We utilize fundamental rock mechanics principle to understand earthquake and faulting mechanics, as well as coseismic stress transfer in the crust. We use high-precision borehole strainmeters installed in southern California, USA, to monitor earthquake-driven crustal deformation associated with faulting. Rock deformation from two major earthquakes (M7.2 El-Mayor Cucapah (EMC) and M5.4 Collins Valley (CV)) were detected by the borehole strainmeters. We first calculate the principal strain tensors that may represent true crustal deformation around the region, and then transform them into stress tensor changes based on linear elasticity. The orientation of coseismic stress changes associated with EMC is consistent with the results from an independent stress indicator (earthquake focal mechanism solution). In contrast, the orientation of coseismic stress changes associated with CV is not clearly constrained, which may indicate anisotropic stress transfer. To understand the mechanism of coseismic stress transfer, we compare the Coulomb stress transfer model results with the measured results. The modelled stresses associated with EMC are fairly consistent with the stress indicated by the strainmeter data. However, the model results for CV are in completely opposite sense (or polarity) with the measured results. This implies a possibility that CV might not be triggered by a prevailing NW-striking fault in the region, but by its conjugate NE-striking fault.
Since the change of the crustal stress associated with earthquakes is an important factor in assessing earthquake hazard, numerous studies on this have been actively conducted (King et al., 1994; Stein 1999). However, because of the unpredictability of earthquakes, it is difficult to directly measure the stress change associated with an earthquake. Currently, the crustal stress change due to earthquakes can be indirectly estimated through rock deformation modelling on fault motion.

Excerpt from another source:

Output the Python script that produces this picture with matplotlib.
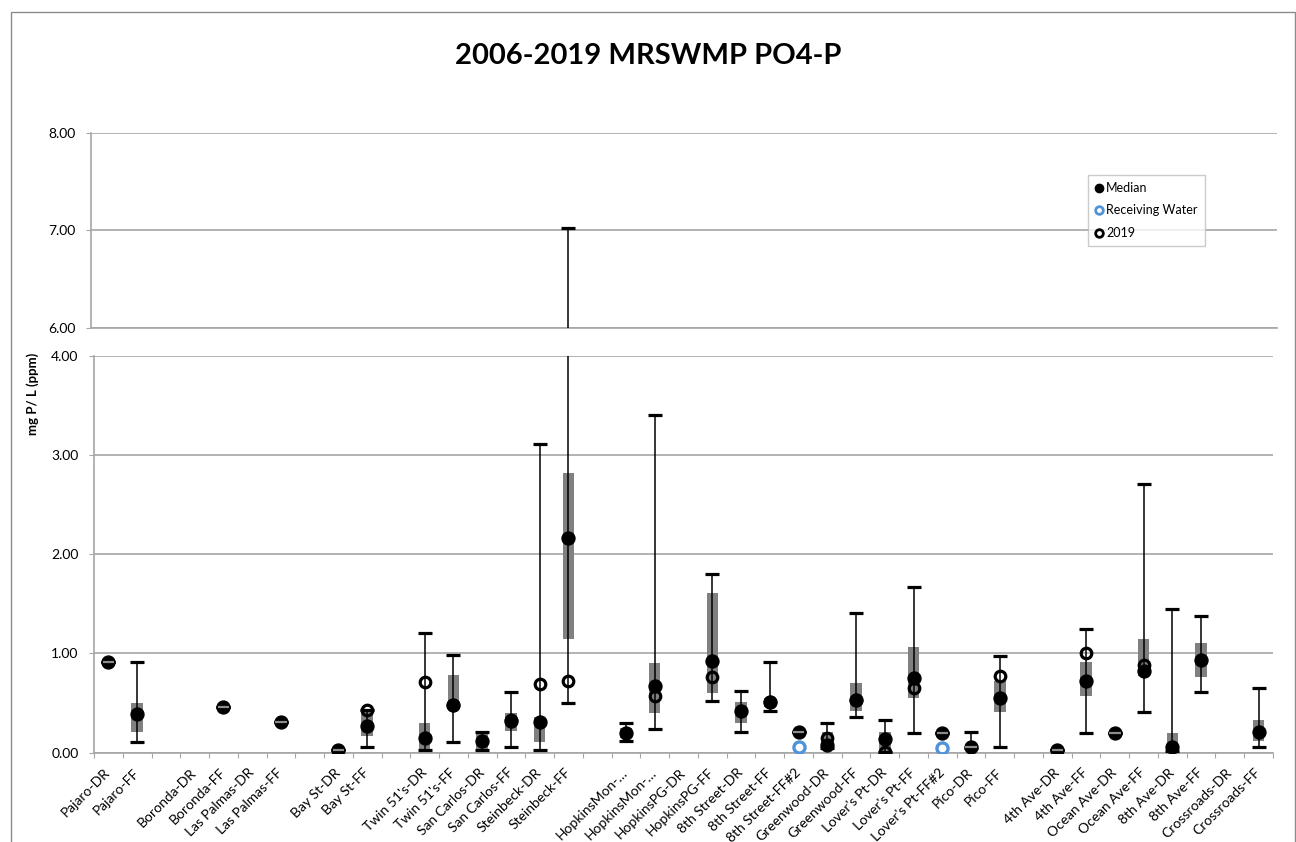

Since 1970s, borehole strainmeters have been deployed to measure crustal deformation at high-resolution, and have provided chances to study crustal strain associated with earthquakes (Gladwin, 1984; Gladwin et al., 1987). Based on constitutive relationships between strain and stress, we can estimate coseismic stress change and even mechanism of earthquakes from the measured deformation data. In this study, we investigate the coseismic stress change derived from strainmeter data when two major earthquakes occurred in the Anza area, southern California, USA in 2010. Our study demonstrates that the high-precision strainmeters can be utilized to understand earthquake-related stress change and thus faulting mechanics.